Today was another one of those amazing Sundays.
I went to Boomers with some of my favorite kids, we got soaked in the boat ride, we dried off by going go kart racing several times, we spun around and around on dizzying rides. I laughed and screamed, ate overpriced pizza and drank a lemonade sprite.
On my way to the bathroom with the group, something caught my eye and I saw a group of three young boys, probably around the age of 11 or 12 on the driving games at the arcade. They were horsing around and two of the kids were pushing one kid in particular. I didn’t think much about it. Moments later we were about to get in line for laser tag and I saw the same trio sitting on the couches and that one kid in particular was definitely being pushed around and the two boys on each side of him started to mess with his face, squeezing and poking as he sat solemn and silent. I was infuriated with a rage I didn’t even know I had. I backed up into the air hockey table observing with unspeakable anger boiling up. Someone behind me shoved me off, they obviously were playing the game but I was too bothered to notice or look behind. Their shove positioned me right in front of the boys.
“Does he want you to be touching him like that.” My tone was stone cold. I surprised even myself.
The two boys quickly dropped their hands, turned a little red and kept repeating “I’m sorry.”
“I don’t think it’s right to treat people like that.”
At that point, one of the youngest girls we were with came up to me and asked me to go with her to the bathroom. I went with her and as I walked away I never felt so empowered!
That was not easy for me. Even if I notice something that’s wrong, I usually don’t say anything. I’m one of the most self conscious people I know. And usually so many things stop me from using my voice. “Someone else more brave will deal with this.” “Maybe they are brothers and this is how they always act.” “What if they laugh at me.” This was one of the first moments in my life where I used my voice, despite the voices in my head, and it was the most empowering moment OF MY LIFE. I wanted to live my life like this. Not afraid to step into the awkward moments and say what’s on my mind.

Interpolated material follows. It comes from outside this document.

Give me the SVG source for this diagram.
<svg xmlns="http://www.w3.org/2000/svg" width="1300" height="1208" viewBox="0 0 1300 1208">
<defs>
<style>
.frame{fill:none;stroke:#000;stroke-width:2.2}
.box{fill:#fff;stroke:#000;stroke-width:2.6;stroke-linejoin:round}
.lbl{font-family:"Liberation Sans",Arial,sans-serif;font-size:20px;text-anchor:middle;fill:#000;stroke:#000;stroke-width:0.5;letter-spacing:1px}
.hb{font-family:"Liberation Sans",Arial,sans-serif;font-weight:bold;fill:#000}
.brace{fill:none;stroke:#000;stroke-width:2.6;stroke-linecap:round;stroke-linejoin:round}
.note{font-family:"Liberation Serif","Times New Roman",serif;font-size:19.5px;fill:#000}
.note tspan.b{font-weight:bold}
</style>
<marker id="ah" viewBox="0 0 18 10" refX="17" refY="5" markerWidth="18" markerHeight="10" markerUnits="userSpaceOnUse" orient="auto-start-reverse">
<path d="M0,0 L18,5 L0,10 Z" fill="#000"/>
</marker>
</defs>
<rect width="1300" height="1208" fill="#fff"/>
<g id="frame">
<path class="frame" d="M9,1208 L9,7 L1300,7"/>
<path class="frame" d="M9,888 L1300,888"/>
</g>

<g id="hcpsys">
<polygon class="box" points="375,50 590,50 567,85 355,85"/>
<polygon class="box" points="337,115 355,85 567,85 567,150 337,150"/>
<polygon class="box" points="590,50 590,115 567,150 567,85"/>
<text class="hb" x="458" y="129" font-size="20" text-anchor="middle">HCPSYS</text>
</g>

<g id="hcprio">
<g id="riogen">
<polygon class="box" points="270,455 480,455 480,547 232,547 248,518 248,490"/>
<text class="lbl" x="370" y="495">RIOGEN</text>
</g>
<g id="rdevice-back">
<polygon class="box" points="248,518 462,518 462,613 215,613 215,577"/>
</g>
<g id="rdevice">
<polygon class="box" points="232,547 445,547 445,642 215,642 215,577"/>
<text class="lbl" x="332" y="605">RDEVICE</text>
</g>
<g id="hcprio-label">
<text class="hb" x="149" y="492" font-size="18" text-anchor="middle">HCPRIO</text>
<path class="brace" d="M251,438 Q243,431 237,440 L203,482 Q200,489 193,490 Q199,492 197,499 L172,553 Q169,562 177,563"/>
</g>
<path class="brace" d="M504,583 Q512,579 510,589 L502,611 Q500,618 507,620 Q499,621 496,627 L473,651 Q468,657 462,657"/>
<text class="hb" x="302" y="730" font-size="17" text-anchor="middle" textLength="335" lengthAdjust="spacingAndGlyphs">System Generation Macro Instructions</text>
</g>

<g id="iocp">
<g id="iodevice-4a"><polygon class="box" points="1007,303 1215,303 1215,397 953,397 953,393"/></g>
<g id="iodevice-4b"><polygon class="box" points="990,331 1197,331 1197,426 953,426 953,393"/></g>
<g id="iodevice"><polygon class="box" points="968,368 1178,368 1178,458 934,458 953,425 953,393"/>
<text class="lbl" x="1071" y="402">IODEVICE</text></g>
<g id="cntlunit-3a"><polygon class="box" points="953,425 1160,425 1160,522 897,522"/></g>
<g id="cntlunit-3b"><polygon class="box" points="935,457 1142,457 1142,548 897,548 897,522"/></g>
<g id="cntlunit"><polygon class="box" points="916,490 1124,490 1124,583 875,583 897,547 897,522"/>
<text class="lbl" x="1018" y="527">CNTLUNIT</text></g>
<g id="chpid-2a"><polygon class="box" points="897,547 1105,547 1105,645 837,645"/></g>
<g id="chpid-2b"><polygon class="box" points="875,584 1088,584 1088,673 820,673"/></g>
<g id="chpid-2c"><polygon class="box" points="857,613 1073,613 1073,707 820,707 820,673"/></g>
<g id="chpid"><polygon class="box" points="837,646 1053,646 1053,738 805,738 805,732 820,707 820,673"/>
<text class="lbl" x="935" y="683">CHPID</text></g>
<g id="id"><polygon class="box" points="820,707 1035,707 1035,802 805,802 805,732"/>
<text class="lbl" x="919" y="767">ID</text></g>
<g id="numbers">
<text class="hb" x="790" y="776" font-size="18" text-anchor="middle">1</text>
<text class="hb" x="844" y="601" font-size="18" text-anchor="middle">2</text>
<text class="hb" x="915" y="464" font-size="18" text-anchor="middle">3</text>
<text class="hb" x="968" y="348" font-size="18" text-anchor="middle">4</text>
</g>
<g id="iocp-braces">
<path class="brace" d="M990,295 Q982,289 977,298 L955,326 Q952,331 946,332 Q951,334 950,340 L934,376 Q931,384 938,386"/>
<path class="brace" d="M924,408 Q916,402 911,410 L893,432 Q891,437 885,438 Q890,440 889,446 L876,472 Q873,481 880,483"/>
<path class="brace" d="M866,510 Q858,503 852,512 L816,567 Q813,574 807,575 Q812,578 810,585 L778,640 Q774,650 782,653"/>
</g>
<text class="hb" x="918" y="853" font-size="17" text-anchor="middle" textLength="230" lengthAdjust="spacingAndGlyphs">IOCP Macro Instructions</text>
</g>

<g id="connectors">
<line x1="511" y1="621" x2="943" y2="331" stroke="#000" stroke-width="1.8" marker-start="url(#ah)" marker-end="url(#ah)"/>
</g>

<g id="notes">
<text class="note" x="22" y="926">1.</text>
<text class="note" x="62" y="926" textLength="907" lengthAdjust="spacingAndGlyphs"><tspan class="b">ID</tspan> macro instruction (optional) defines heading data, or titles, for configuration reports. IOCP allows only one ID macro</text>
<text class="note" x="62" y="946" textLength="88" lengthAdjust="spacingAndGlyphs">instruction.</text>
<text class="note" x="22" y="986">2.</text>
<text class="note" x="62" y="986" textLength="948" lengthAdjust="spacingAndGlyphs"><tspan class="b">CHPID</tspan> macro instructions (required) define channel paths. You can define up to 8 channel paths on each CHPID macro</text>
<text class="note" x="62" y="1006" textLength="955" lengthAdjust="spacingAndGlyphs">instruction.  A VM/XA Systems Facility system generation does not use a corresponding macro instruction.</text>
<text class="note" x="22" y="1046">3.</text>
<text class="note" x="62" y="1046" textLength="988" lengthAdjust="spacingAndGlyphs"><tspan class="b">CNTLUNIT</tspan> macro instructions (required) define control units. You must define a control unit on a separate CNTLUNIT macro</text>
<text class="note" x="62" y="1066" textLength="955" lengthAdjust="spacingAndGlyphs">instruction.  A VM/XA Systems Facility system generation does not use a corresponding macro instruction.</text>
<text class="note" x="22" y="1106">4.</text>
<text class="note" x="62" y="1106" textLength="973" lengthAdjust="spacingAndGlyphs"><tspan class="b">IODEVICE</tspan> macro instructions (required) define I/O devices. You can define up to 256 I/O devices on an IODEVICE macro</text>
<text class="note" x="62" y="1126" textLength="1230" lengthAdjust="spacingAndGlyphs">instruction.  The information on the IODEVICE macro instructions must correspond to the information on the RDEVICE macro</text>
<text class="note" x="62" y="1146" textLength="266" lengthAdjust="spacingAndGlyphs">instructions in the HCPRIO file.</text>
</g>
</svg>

Later, I saw them in the same line for laser tag no longer pushing each other but standing there and talking. I saw the boy who had been pushed earlier several times this day. What struck me was I saw his eyes for the first time. Earlier, his head was always down and eyes always glued to the floor. This time, he made eye contact with me and had a hint of a smile on his face.
“There is nothing more genuine than breaking away from the chorus to learn the sound of your own voice.”